As much of America baked in heat waves this week, the relatively poor New York borough of the Bronx suffered disproportionately. Reinaldo Morales, a 68-year-old military veteran, went to a seniors' community center with air conditioning because turning it on at home is too costly. "We live in a cement jungle," he said.

"It's nice that they have a cooling center like this. But the idea that we can't even afford to cool our home is outrageous," said Morales. Temperatures soared as high as 95 degrees Fahrenheit (35 degrees Celsius) this week in New York, far from the 118F (48C) that roasted Las Vegas.

But one image here stuck out: a swing bridge linking the Bronx and Manhattan got stuck in the half-open position for hours on Monday as the heat expanded the metal in its hydraulics. Boats pumped water to cool it off. The Bronx endures problems with poverty, health care and air pollution, and some of its neighborhoods suffered more than others in the heat because of a lack of trees to cool things off.
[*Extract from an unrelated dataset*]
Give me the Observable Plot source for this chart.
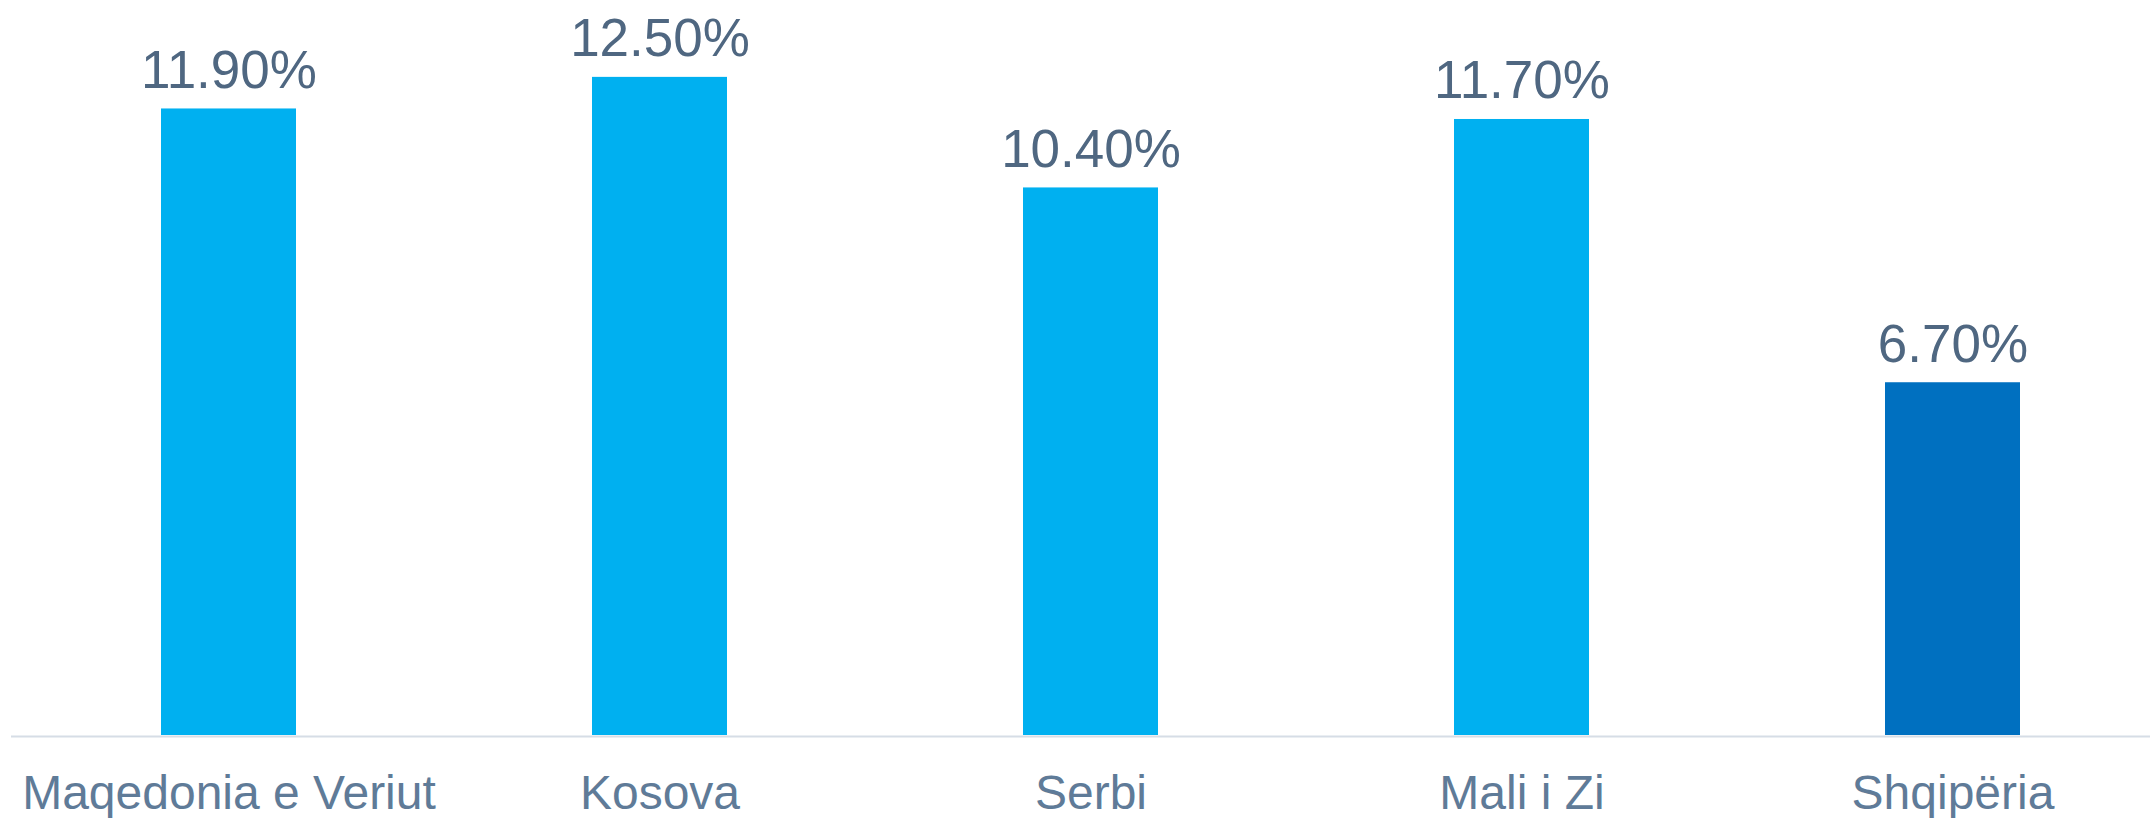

"We have limited shading so it does get very hot especially when the sun is at its peak," said Sandra Arroyo, program director of Casa Boricua, the seniors' center where Morales went to cool off. - 'You are suffocating' - Many residents of the Bronx are low-earning Latinos or African Americans, who say the heat-absorbing buildings that line street after street make life -- and even breathing -- difficult in the scorching, muggy New York summer. "You walk a block and you are suffocatin.